When initializing v8, you need to manually increase the stack space by using flags.

fn initialize_v8() -> anyhow::Result<()> {
    v8::V8::set_flags_from_string(&format!("--stack-size={}", 102400));
    v8::V8::set_flags_from_string("--experimental-wasm-exnref");
    v8::V8::set_flags_from_string("--experimental-wasm-imported-strings");
    let platform = v8::new_default_platform(0, false).make_shared();
    v8::V8::initialize_platform(platform);
    v8::V8::initialize();
    Ok(())
}

run_wasmoo needs to initialize the mapping table required by the file descriptor related API.

    let context = v8::Context::new(scope, Default::default());
    // setup file descriptor table
    context.set_slot(wasmoo_extern::FdTable::new());
    let scope = &mut v8::ContextScope::new(scope, context);

Finally, run_wasmoo also needs to correctly handle the command-line argument array passed to the wasm file.
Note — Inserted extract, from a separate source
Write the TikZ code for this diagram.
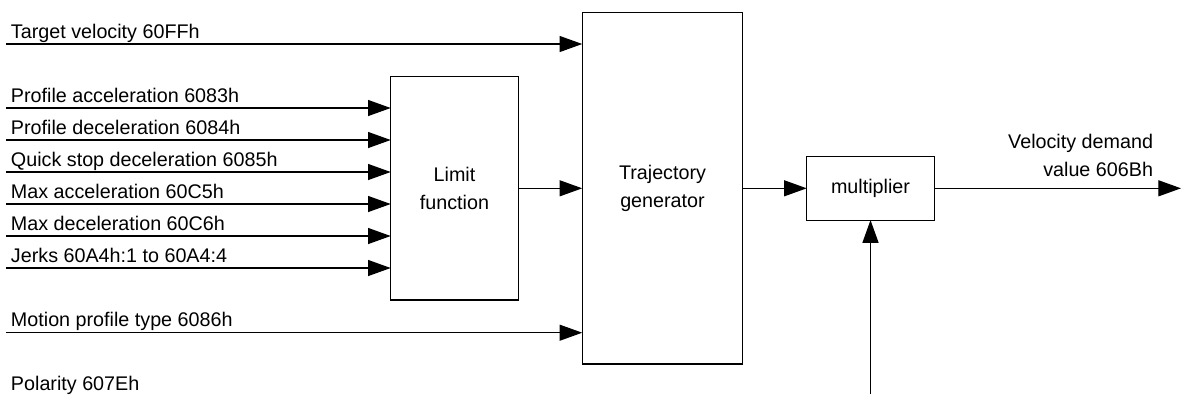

In the v8 environment established here, the command-line argument array corresponds to a global variable process_argv.

In fact, the way wasmoo passes the command-line argument array is to put it in the wasm's import list. This will be apparent when parsing the wasm's bootstrap script later.

    // setup argv
    let process_argv = v8::Array::new(scope, argv.len() as i32);
    for (i, s) in argv.iter().enumerate() {
        let s = v8::String::new(scope, s).unwrap();
        process_argv.set_index(scope, i as u32, s.into());
    }
    let ident = v8::String::new(scope, "process_argv").unwrap();
    global_proxy.set(scope, ident.into(), process_argv.into());

It can be seen that the task of run_wasmoo is just to stuff the parameters that need to be passed at runtime into the js script and the v8 environment. The details of loading wasm and finally executing the task are in the script js_glue_for_wasmoo.js: https://github.com/moonbitlang/moonc_wasm/blob/main/src/moonc/js_glue_for_wasmoo.js

This script has a very complex import list

  const bindings = {
    ......
    getcwd,
    chdir,
    mkdir,
    rmdir,
    unlink,
    argv: () => process_argv,
    readdir: (p) => read_dir(p),
    stat: (p, l) => alloc_stat(stat(p), l),
    lstat: (p, l) => alloc_stat(lstat(p), l),
    fstat: (fd, l) => alloc_stat(fstat(fd), l),
    ......
}

const importObject = {
    Math: math,
    bindings,
    js,
    "wasm:js-string": string_ops,
    "wasm:text-decoder": string_ops,
    "wasm:text-encoder": string_ops,
    env: {},
};

importObject.OCaml = {};

The complexity of this import list lies in the fact that many of its functions recursively call functions exported from wasm (in addition to which, importObject.OCaml also needs to be reassigned with the export list).

The final step to start wasm requires importing the functions/objects from the export list into the js environment, and then calling the _initialize function exported from wasm.

  let bytes = load_wasm_file();
  let wasm_module = new WebAssembly.Module(bytes, options);
  let instance = new WebAssembly.Instance(wasm_module, importObject);


  Object.assign(
    importObject.OCaml,
    instance.exports,
  );

  var {
    caml_callback,
    caml_alloc_times,
    caml_alloc_tm,
    caml_alloc_stat,
    caml_start_fiber,
    caml_handle_uncaught_exception,
    caml_buffer,
    caml_extract_bytes,
    string_get,
    string_set,
    _initialize,
  } = instance.exports;

  start_fiber = caml_start_fiber

  var buffer = caml_buffer?.buffer;
  var out_buffer = buffer && new Uint8Array(buffer, 0, buffer.length);

  await _initialize();

For the complete code, please see: https://github.com/moonbitlang/moonc_wasm

Running in Other Environments​

Although it hasn't been tried, in theory, as long as a set of APIs with sufficient behavioral compatibility is provided, the wasm version of the MoonBit toolchain can also run in other environments (such as browser environments using a virtual file system). We look forward to seeing you come up with more creative ways to use it!